Shahriman kemudian menjelaskan kronologi penyelesaian kasus antara PT MAS dengan 9 komunitas masyarakat adat di Sanggau. Dari lembar fakta yang didapat dari pihak RSPO diketahui, konflik bermula pada tahun 1995 ketika PT MAS mengambil lahan di wilayah Sanggau untuk perekebunan sawit. Masalahnya, PT MAS kemudian dituduh telah mengambil lahan milik masyarakat adat setempat.

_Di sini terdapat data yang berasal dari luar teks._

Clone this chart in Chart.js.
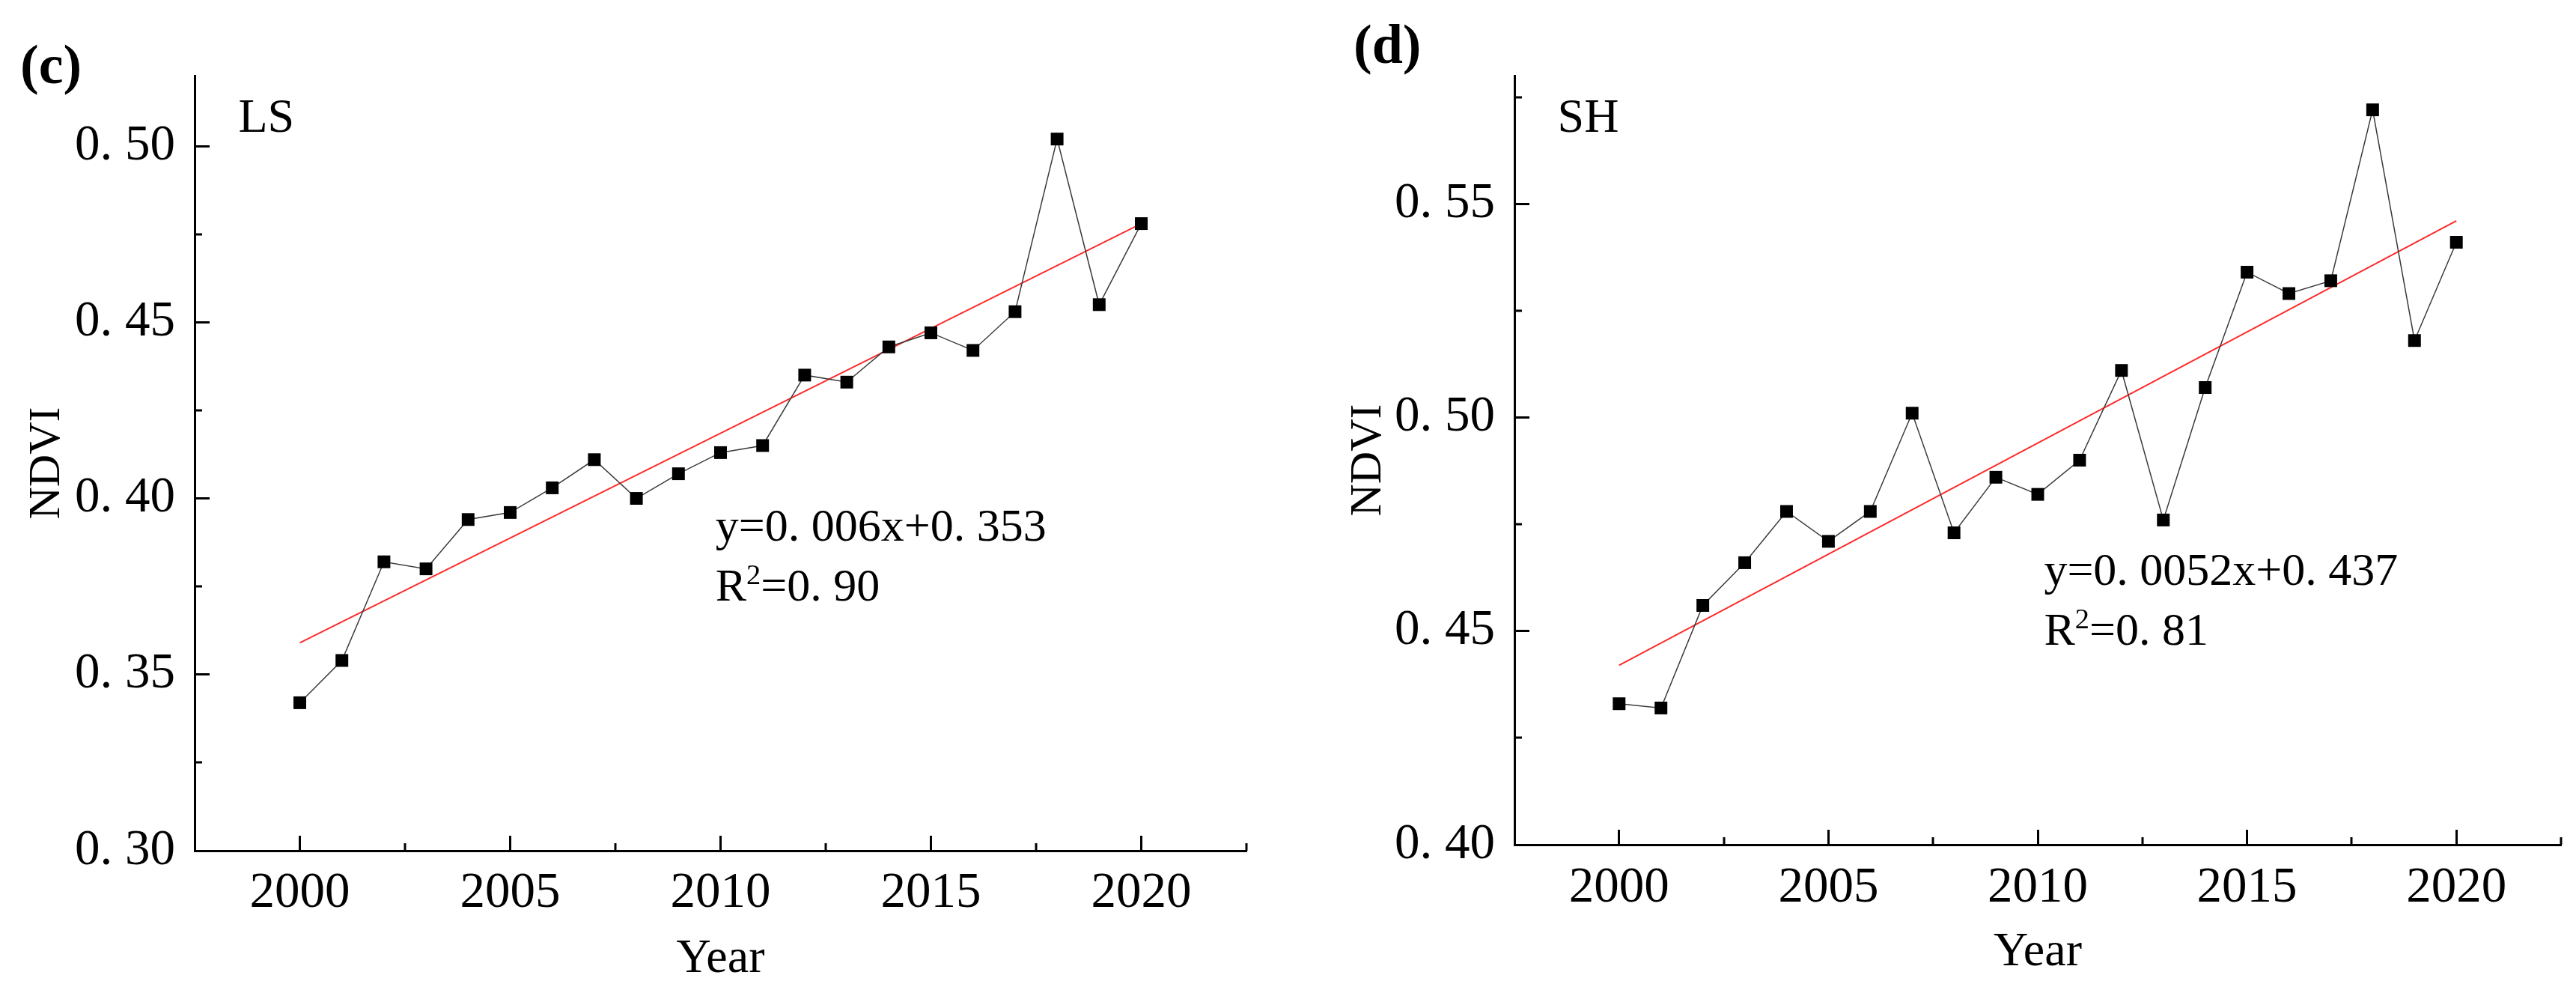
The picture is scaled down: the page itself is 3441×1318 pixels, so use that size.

Masyarakat adat mengaku, mereka hanya menyewakan lahan kepada PT MAS dengan mendapat kompensasi berupa pembayaran yang disebut "derasa". Pembayaran itu dilakukan untuk jangka waktu terbatas. Sementara, PT MAS menganggap pelepasan lahan itu dilakukan secara sukarela. Masalah lainnya adalah kemitraan inti-plasma antara PT MAS dengan masyarakat lokal lewat Perda Kabupaten Sanggau Nomor 3 tahun 2004 tentang Pola Kemitraan Perkebunan Sawit, yang dinilai tidak adil.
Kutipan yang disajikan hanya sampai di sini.